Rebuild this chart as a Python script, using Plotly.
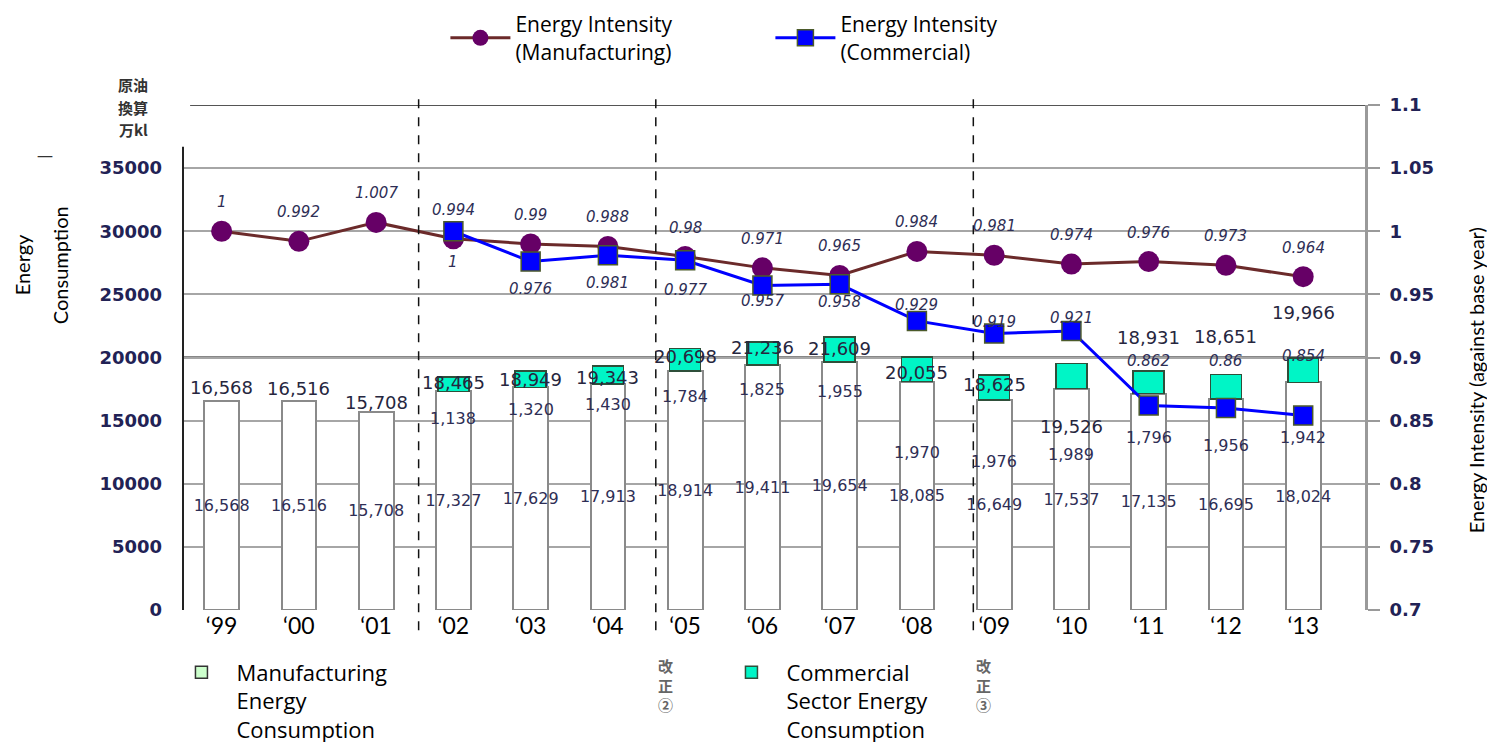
import plotly.graph_objects as go

years = ["‘99", "‘00", "‘01", "‘02", "‘03", "‘04", "‘05", "‘06", "‘07", "‘08", "‘09", "‘10", "‘11", "‘12", "‘13"]
mfg_energy = [16568, 16516, 15708, 17327, 17629, 17913, 18914, 19411, 19654, 18085, 16649, 17537, 17135, 16695, 18024]
com_energy = [None, None, None, 1138, 1320, 1430, 1784, 1825, 1955, 1970, 1976, 1989, 1796, 1956, 1942]
total_energy = [16568, 16516, 15708, 18465, 18949, 19343, 20698, 21236, 21609, 20055, 18625, 19526, 18931, 18651, 19966]
mfg_intensity = [1, 0.992, 1.007, 0.994, 0.99, 0.988, 0.98, 0.971, 0.965, 0.984, 0.981, 0.974, 0.976, 0.973, 0.964]
com_intensity = [None, None, None, 1, 0.976, 0.981, 0.977, 0.957, 0.958, 0.929, 0.919, 0.921, 0.862, 0.86, 0.854]

# label pixel offsets (style: as placed in the original chart; + is up)
total_label_shift = [13, 13, 9, -6, -9, -12, -8, -6, -11, -16, -10, -63, 34, 38, 45]
com_label_shift = [0, 0, 0, -27, -22, -21, -25, -25, -30, -71, -62, -66, -44, -46, -55]
com_int_shift = [0, 0, 0, -31, -27, -28, -30, -15, -18, 16, 12, 13, 44, 47, 60]
mfg_int_shift = 29

revision_boundaries = [2.55, 5.62, 9.73]
left_ticks = [0, 5000, 10000, 15000, 20000, 25000, 30000, 35000]
right_tickvals = [0.7, 0.75, 0.8, 0.85, 0.9, 0.95, 1.0, 1.05, 1.1]
right_ticktext = ["0.7", "0.75", "0.8", "0.85", "0.9", "0.95", "1", "1.05", "1.1"]
unit_lines = ["原油", "換算", "万kl"]

x = list(range(len(years)))
fmt = lambda v: f"{v:,}"
fmt_i = lambda v: f"{v:g}"

LBL = "#2e2e55"
NUMF = "DejaVu Sans, Liberation Sans, Arial"
LAB_FONT = dict(family=NUMF, size=16, color=LBL)
TOT_FONT = dict(family=NUMF, size=18, color="#26263e")
IT_FONT = dict(family=NUMF, size=15, color=LBL, style="italic")
CAL = "Open Sans, Lato, sans-serif"
TICKF = dict(family="DejaVu Sans, Arial", size=18, color="#222255", weight="bold")

fig = go.Figure()

# stacked bars
fig.add_trace(go.Bar(
    x=x, y=mfg_energy, width=0.45, name="Manufacturing<br>Energy<br>Consumption",
    marker=dict(color="white", line=dict(color="#8a8a8a", width=2)),
    text=[fmt(v) for v in mfg_energy], textposition="inside", insidetextanchor="middle",
    textangle=0, constraintext="none", textfont=LAB_FONT, showlegend=False, yaxis="y"))
fig.add_trace(go.Bar(
    x=x, y=com_energy, width=0.4, name="Commercial<br>Sector Energy<br>Consumption",
    marker=dict(color="#00f5c6", line=dict(color="#2f4f3a", width=1.5)),
    legend="legend2", legendrank=2, yaxis="y"))
# legend swatch for the manufacturing series
fig.add_trace(go.Bar(
    x=[None], y=[None], name="Manufacturing<br>Energy<br>Consumption",
    marker=dict(color="#ccffcc", line=dict(color="#333333", width=1.5)),
    legend="legend2", legendrank=1, yaxis="y"))

# intensity lines
fig.add_trace(go.Scatter(
    x=x, y=mfg_intensity, mode="lines+markers", name="Energy Intensity<br>(Manufacturing)",
    line=dict(color="#6b2a2a", width=3), marker=dict(symbol="circle", size=21, color="#660066"),
    yaxis="y2", legendrank=1))
fig.add_trace(go.Scatter(
    x=x, y=com_intensity, mode="lines+markers", name="Energy Intensity<br>(Commercial)",
    line=dict(color="#0000ff", width=3),
    marker=dict(symbol="square", size=19, color="#0000ff", line=dict(color="#4b5a2a", width=1.5)),
    yaxis="y2", legendrank=2))

annotations = []
for i in x:
    annotations.append(dict(x=i, y=total_energy[i], xref="x", yref="y", text=fmt(total_energy[i]),
                            yshift=total_label_shift[i], showarrow=False, font=TOT_FONT))
    annotations.append(dict(x=i, y=mfg_intensity[i], xref="x", yref="y2", text=fmt_i(mfg_intensity[i]),
                            yshift=mfg_int_shift, showarrow=False, font=IT_FONT))
    if com_energy[i] is not None:
        annotations.append(dict(x=i, y=mfg_energy[i], xref="x", yref="y", text=fmt(com_energy[i]),
                                yshift=com_label_shift[i], showarrow=False, font=LAB_FONT))
    if com_intensity[i] is not None:
        annotations.append(dict(x=i, y=com_intensity[i], xref="x", yref="y2", text=fmt_i(com_intensity[i]),
                                yshift=com_int_shift[i], showarrow=False, font=IT_FONT))

shapes = []
for b in revision_boundaries:
    shapes.append(dict(type="line", xref="x", yref="paper", x0=b, x1=b, y0=-0.04, y1=1.016,
                       line=dict(color="#111111", width=1.5, dash="dash"), layer="above"))
shapes.append(dict(type="line", xref="paper", yref="y", x0=0, x1=1, y0=20000, y1=20000,
                   line=dict(color="#111111", width=2), layer="below"))
shapes.append(dict(type="line", xref="paper", yref="y", x0=0.006, x1=1, y0=40000, y1=40000,
                   line=dict(color="#555555", width=2), layer="below"))
shapes.append(dict(type="line", xref="paper", yref="y", x0=0, x1=0, y0=0, y1=36700,
                   line=dict(color="#222222", width=2), layer="above"))

for k, (txt, yy) in enumerate(zip(unit_lines, [1.04, 0.996, 0.952])):
    annotations.append(dict(text=f"<b>{txt}</b>", xref="paper", yref="paper", x=-0.042, y=yy,
                            xanchor="center", yanchor="middle", showarrow=False,
                            font=dict(family="Noto Sans CJK JP", size=15, color="#333333")))

annotations += [
    dict(text="—", xref="paper", yref="paper", x=-0.117, y=0.901, xanchor="center", yanchor="middle",
         showarrow=False, font=dict(family=CAL, size=16, color="#333333")),
    dict(text="Energy", xref="paper", yref="paper", x=-0.136, y=0.683,
         xanchor="center", yanchor="middle",
         textangle=-90, showarrow=False, font=dict(family="Lato, sans-serif", size=20, color="black")),
    dict(text="Consumption", xref="paper", yref="paper", x=-0.104, y=0.683,
         xanchor="center", yanchor="middle",
         textangle=-90, showarrow=False, font=dict(family="Lato, sans-serif", size=20, color="black")),
    dict(text="Energy Intensity (against base year)", xref="paper", yref="paper", x=1.094, y=0.455,
         xanchor="center", yanchor="middle",
         textangle=-90, showarrow=False, font=dict(family="Lato, sans-serif", size=20, color="black")),
    dict(text="<b>改<br>正<br>②</b>", xref="paper", yref="paper", x=0.408, y=-0.085, xanchor="center", yanchor="top",
         showarrow=False, font=dict(family="Noto Sans CJK JP", size=15, color="#666666")),
    dict(text="<b>改<br>正<br>③</b>", xref="paper", yref="paper", x=0.677, y=-0.085, xanchor="center", yanchor="top",
         showarrow=False, font=dict(family="Noto Sans CJK JP", size=15, color="#666666")),
]

fig.update_layout(
    width=1495, height=742, barmode="stack",
    plot_bgcolor="white", paper_bgcolor="white",
    margin=dict(l=175, r=138, t=97, b=140, autoexpand=False),
    font=dict(family=CAL, color="black"),
    xaxis=dict(tickmode="array", tickvals=x, ticktext=years, range=[-0.5, 14.8],
               showgrid=False, showline=False, ticks="",
               tickfont=dict(family="Lato, sans-serif", size=23, color="black")),
    yaxis=dict(range=[0, 40000], tickvals=left_ticks, tickformat="d", showgrid=True,
               gridcolor="#a6a6a6", gridwidth=2, showline=False, zeroline=False, ticks="",
               tickfont=TICKF, ticklabelstandoff=20),
    yaxis2=dict(range=[0.7, 1.1], overlaying="y", side="right", tickvals=right_tickvals,
                ticktext=right_ticktext, showgrid=False, showline=True, linecolor="#9a9a9a", linewidth=3,
                zeroline=False, ticks="outside", ticklen=12, tickcolor="#9a9a9a", tickwidth=2,
                tickfont=TICKF, ticklabelstandoff=6),
    legend=dict(orientation="h", x=0.222, y=1.2, xanchor="left", yanchor="top",
                font=dict(family=CAL, size=21, color="black"), entrywidth=250, itemwidth=60,
                valign="middle", traceorder="normal", bgcolor="rgba(0,0,0,0)"),
    legend2=dict(orientation="h", x=-0.014, y=-0.082, xanchor="left", yanchor="top",
                 font=dict(family=CAL, size=22, color="black"), entrywidth=475, itemwidth=60,
                 valign="top", traceorder="normal", bgcolor="rgba(0,0,0,0)"),
    shapes=shapes, annotations=annotations,
)

fig.write_html("out.html")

▶ WRITTEN EXERCISE:
Set the lines above down again, word for word, from the first through the one containing "import plotly.graph_objects as go"; pictures excluded.

▶ EXERCISE ANSWER:
Rebuild this chart as a Python script, using Plotly.
import plotly.graph_objects as go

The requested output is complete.